The cluster currently runs bots, websites, and accumulated client workloads. It is boring in the useful sense. Deployable, diagnosable, recoverable.

What Five Clusters Taught Me

Cost pressure is a better architect than planning. Every significant change in this infrastructure happened because something was too expensive relative to its value. The nginx VPS layer. The idle Hetzner RAM. The Oracle free tier nodes that couldn't handle non-disruptable workloads. Cost pressure forced clarity about what the infrastructure actually needed to do.

The first version is supposed to be wrong. One video and documentation got the first cluster running. That was enough. The wrongness of the first version taught me what the second version needed to be.

Persistent problems have hidden causes. MongoDB crashed across three different providers, two different CNIs, and multiple cluster rebuilds. Then stopped. I never found the root cause. Sometimes production systems have ghosts you learn to live with until they quietly leave on their own.

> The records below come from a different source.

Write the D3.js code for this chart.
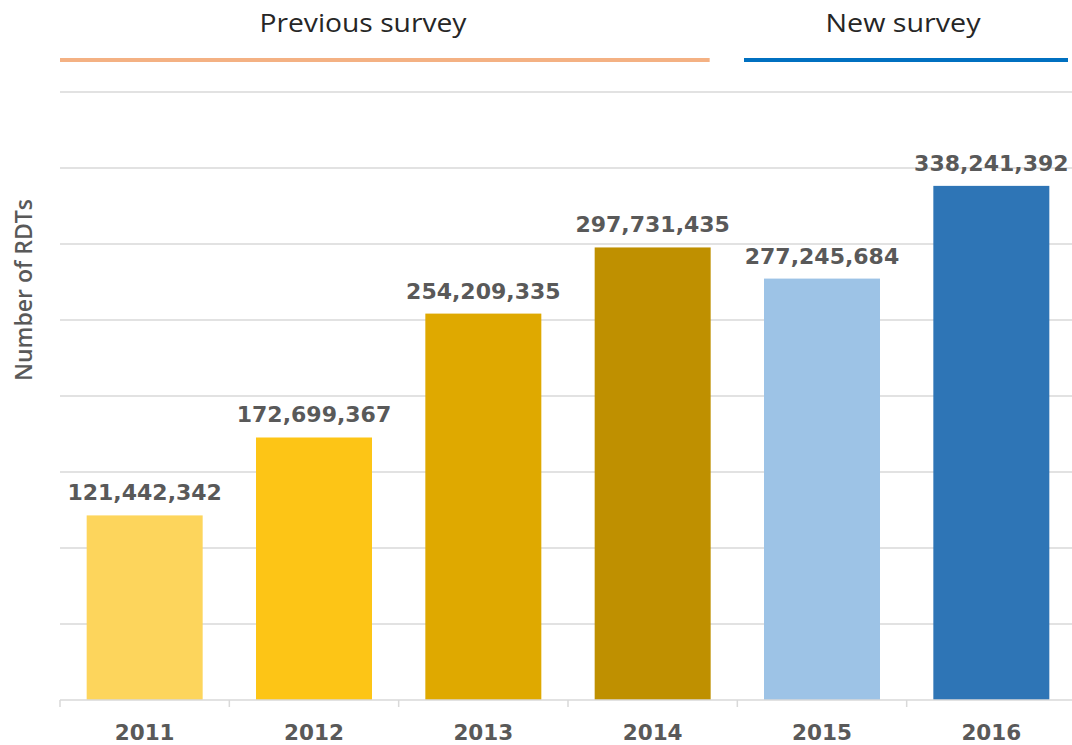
<!DOCTYPE html>
<html>
<head>
<meta charset="utf-8">
<script src="https://cdn.jsdelivr.net/npm/d3@7"></script>
<style>
  body { margin: 0; background: #fff; }
  svg { display: block; }
</style>
</head>
<body>
<script>
// chart data
var years = ['2011', '2012', '2013', '2014', '2015', '2016'];
var rdts = [121442342, 172699367, 254209335, 297731435, 277245684, 338241392];
var barColors = ['#fdd55c', '#fdc516', '#dfa900', '#bf9000', '#9dc3e6', '#2e75b6'];
var surveyNames = ['Previous survey', 'New survey'];
var surveyYears = [['2011', '2014'], ['2015', '2016']];
var surveyColors = ['#f4b183', '#0070c0'];
var yTicks = d3.range(0, 400000001, 50000000);

var W = 1072, H = 745;
var margin = { left: 60, right: -4, top: 92, bottom: 45 };

var svg = d3.select('body').append('svg')
  .attr('width', W)
  .attr('height', H);

var x = d3.scaleBand()
  .domain(years)
  .range([margin.left, W - margin.right])
  .paddingInner(0.315)
  .paddingOuter(0.1575);

var y = d3.scaleLinear()
  .domain([0, 400000000])
  .range([H - margin.bottom, margin.top]);

// gridlines
svg.append('g')
  .selectAll('line')
  .data(yTicks.slice(1))
  .enter().append('line')
  .attr('x1', margin.left)
  .attr('x2', W)
  .attr('y1', function(d) { return y(d); })
  .attr('y2', function(d) { return y(d); })
  .attr('stroke', '#d9d9d9')
  .attr('stroke-width', 1.5);

// bars
svg.append('g')
  .selectAll('rect')
  .data(rdts)
  .enter().append('rect')
  .attr('x', function(d, i) { return x(years[i]); })
  .attr('y', function(d) { return y(d); })
  .attr('width', x.bandwidth())
  .attr('height', function(d) { return y(0) - y(d); })
  .attr('fill', function(d, i) { return barColors[i]; });

// value labels
var fmt = d3.format(',');
svg.append('g')
  .selectAll('text')
  .data(rdts)
  .enter().append('text')
  .attr('x', function(d, i) { return x(years[i]) + x.bandwidth() / 2; })
  .attr('y', function(d) { return y(d) - 15; })
  .attr('text-anchor', 'middle')
  .attr('font-family', 'DejaVu Sans')
  .attr('font-weight', 'bold')
  .attr('font-size', 22)
  .attr('fill', '#595959')
  .text(function(d) { return fmt(d); });

// x axis
var xAxis = svg.append('g')
  .attr('transform', 'translate(0,' + y(0) + ')');
xAxis.append('line')
  .attr('x1', margin.left).attr('x2', W)
  .attr('stroke', '#d9d9d9').attr('stroke-width', 1.5);
xAxis.selectAll('.tick')
  .data(years.concat(['end']))
  .enter().append('line')
  .attr('x1', function(d, i) { return margin.left + i * x.step(); })
  .attr('x2', function(d, i) { return margin.left + i * x.step(); })
  .attr('y1', 0).attr('y2', 7)
  .attr('stroke', '#d9d9d9').attr('stroke-width', 1.5);
xAxis.selectAll('text')
  .data(years)
  .enter().append('text')
  .attr('x', function(d) { return x(d) + x.bandwidth() / 2; })
  .attr('y', 40)
  .attr('text-anchor', 'middle')
  .attr('font-family', 'DejaVu Sans')
  .attr('font-weight', 'bold')
  .attr('font-size', 21.5)
  .attr('fill', '#595959')
  .text(function(d) { return d; });

// y axis title
svg.append('text')
  .attr('transform', 'translate(32,290) rotate(-90)')
  .attr('text-anchor', 'middle')
  .attr('font-family', 'Open Sans')
  .attr('font-weight', 600)
  .attr('font-size', 23)
  .attr('fill', '#595959')
  .attr('textLength', 182)
  .attr('lengthAdjust', 'spacingAndGlyphs')
  .text('Number of RDTs');

// survey headers
var headerX = [363, 903];
var headerLen = [207, 155];
surveyNames.forEach(function(name, i) {
  var x1 = i === 0 ? margin.left : x(surveyYears[i][0]) - 20;
  var x2 = i === 0 ? x(surveyYears[i][1]) + x.bandwidth() - 1 : W - 4;
  svg.append('line')
    .attr('x1', x1).attr('x2', x2)
    .attr('y1', 60).attr('y2', 60)
    .attr('stroke', surveyColors[i])
    .attr('stroke-width', 4);
  svg.append('text')
    .attr('x', headerX[i])
    .attr('y', 32)
    .attr('text-anchor', 'middle')
    .attr('font-family', 'Open Sans')
    .attr('font-size', 25)
    .attr('fill', '#262626')
    .attr('textLength', headerLen[i])
    .attr('lengthAdjust', 'spacingAndGlyphs')
    .text(name);
});
</script>
</body>
</html>
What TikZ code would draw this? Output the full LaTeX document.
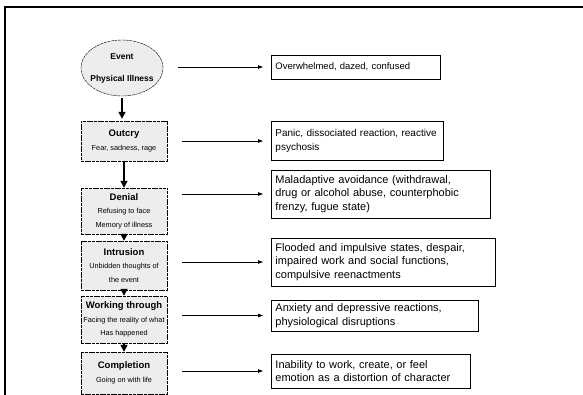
\documentclass[tikz,border=0pt]{standalone}
\usepackage{fontspec}
\setmainfont{Liberation Sans}
\usetikzlibrary{arrows.meta,shapes.geometric}

\begin{document}
\begin{tikzpicture}[
  x=1pt, y=-1pt,
  stage/.style={rectangle, draw, thin, dash pattern=on 3pt off 0.7pt, fill=black!7,
    minimum width=86pt, align=center, inner sep=2pt, font=\fontsize{7.3}{13.5}\selectfont},
  effect/.style={rectangle, draw, line width=0.9pt, anchor=west, align=left,
    inner xsep=4pt, inner ysep=3pt, font=\fontsize{11}{13.5}\selectfont},
  flow/.style={-{Triangle[length=7pt,width=7pt]}, line width=1.6pt},
  lead/.style={-{Triangle[length=5pt,width=3.5pt]}, line width=0.8pt,
    shorten <=15pt, shorten >=8pt}
  ]
  \useasboundingbox (0,0) rectangle (583,395);

  % page frame
  \draw[line width=1.8pt] (5,395) -- (5,7) -- (583,7);

  % Define nodes
  \node[ellipse, draw, thin, dash pattern=on 3pt off 0.7pt, fill=black!7,
    minimum width=82pt, minimum height=56pt, inner xsep=-3pt, inner ysep=0pt, align=center,
    font=\fontsize{8.5}{22}\selectfont\bfseries] (event) at (122,68) {Event\\Physical Illness};
  \node[stage, minimum height=40pt] (outcry) at (124,141)
    {{\fontsize{9.5}{13.5}\selectfont\bfseries Outcry}\\Fear, sadness, rage};
  \node[stage, minimum height=46pt] (denial) at (124,211)
    {{\fontsize{9.5}{13.5}\selectfont\bfseries Denial}\\Refusing to face\\Memory of illness};
  \node[stage, minimum height=49pt] (intrusion) at (124,265.5)
    {{\fontsize{9.5}{13.5}\selectfont\bfseries Intrusion}\\Unbidden thoughts of\\the event};
  \node[stage, minimum height=47pt] (working) at (124,319.5)
    {{\fontsize{9.5}{13.5}\selectfont\bfseries Working through}\\Facing the reality of what\\Has happened};
  \node[stage, minimum height=42pt] (completion) at (124,373)
    {{\fontsize{9.5}{13.5}\selectfont\bfseries Completion}\\Going on with life};

  \node[effect, text width=161pt, minimum height=24pt, font=\fontsize{9.5}{13.5}\selectfont]
    (overwhelmed) at (271,67) {Overwhelmed, dazed, confused};
  \node[effect, text width=164pt, minimum height=39pt, font=\fontsize{10}{13.5}\selectfont]
    (panic) at (271,141) {Panic, dissociated reaction, reactive\\psychosis};
  \node[effect, text width=211pt, minimum height=48pt] (avoidance) at (271,194)
    {Maladaptive avoidance (withdrawal,\\drug or alcohol abuse, counterphobic\\frenzy, fugue state)};
  \node[effect, text width=216pt, minimum height=48pt] (flooded) at (271,262)
    {Flooded and impulsive states, despair,\\impaired work and social functions,\\compulsive reenactments};
  \node[effect, text width=199pt, minimum height=31pt] (anxiety) at (271,315.5)
    {Anxiety and depressive reactions,\\physiological disruptions};
  \node[effect, text width=191pt, minimum height=34pt] (inability) at (271,371)
    {Inability to work, create, or feel\\emotion as a distortion of character};

  % Stages, top to bottom
  \draw[flow, shorten <=2pt, shorten >=2pt] (event) -- (event |- outcry.north);
  \draw[flow] (outcry) -- (denial);
  \draw[flow] (denial) -- (intrusion);
  \draw[flow] (intrusion) -- (working);
  \draw[flow] (working) -- (completion);

  % Stage to response
  \draw[lead] (event.east |- overwhelmed.west) -- (overwhelmed.west);
  \draw[lead] (outcry.east |- panic.west) -- (panic.west);
  \draw[lead] (denial.east |- avoidance.west) -- (avoidance.west);
  \draw[lead] (intrusion.east |- flooded.west) -- (flooded.west);
  \draw[lead] (working.east |- anxiety.west) -- (anxiety.west);
  \draw[lead] (completion.east |- inability.west) -- (inability.west);

\end{tikzpicture}
\end{document}
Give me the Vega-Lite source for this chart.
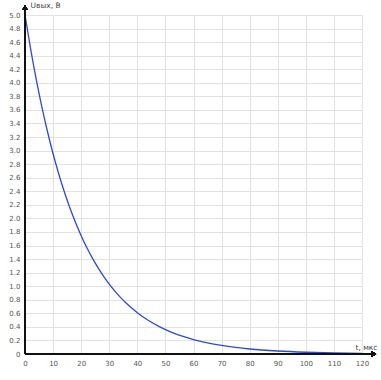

Security is a journey not a configuration. Stage 1 had no meaningful firewall story. Stage 5 has host-level eBPF enforcing zero trust at the kernel. That's not a single decision. That's five iterations of failing to run a firewall properly until the right tool existed.

Simplicity compounds. Every stage removed something. The nginx VPS layer. The cloud load balancer. The WireGuard entry point VPS. The Keepalived API hooks. Each removal made the system more reliable not less. The most complex part of Stage 1 was the load balancing layer doing the least important work.

Context beats technology. Multi-cloud sounds impressive. The reality was free Oracle ARM compute that cost nothing to add. Cilium sounds cutting edge. The reality was a persistent firewall problem that nothing else solved cleanly. The technology follows the problem. Not the other way around.

Validate before you migrate. I didn't move production to rke2 and Cilium based on a KubeCon talk. I went home, provisioned a bare metal server from scratch, and ran the stack on real hardware first. The homelab wasn't a hobby. It was due diligence.

Security - Five Stage Evolution

Stage Security Posture
Stage 1 No meaningful firewall · MongoDB on crashloop · Manual restart as incident response
Stage 2 WireGuard mesh · First network isolation layer · Removed public-facing VPS middlemen
Stage 3 Node affinity arch-based isolation · Multi-cloud scheduling boundaries · GoReleaser controlled build pipeline
Stage 4 Private VLAN for internode comms · Public interface egress only · Keepalived tested at bootstrap
Stage 5 eBPF host firewall nodes egress only · Cloudflare-only ingress + mTLS · Namespace isolation by default · No traffic sniffing between namespaces

Stage 1 ░░░░░░░░░░░░░░░░░░░░

Stage 2 ████░░░░░░░░░░░░░░░░

Stage 3 ████████░░░░░░░░░░░░

Stage 4 ████████████░░░░░░░░

Stage 5 ████████████████████

Security is a journey not a configuration. Five iterations of failing to run a firewall properly until the right tool existed.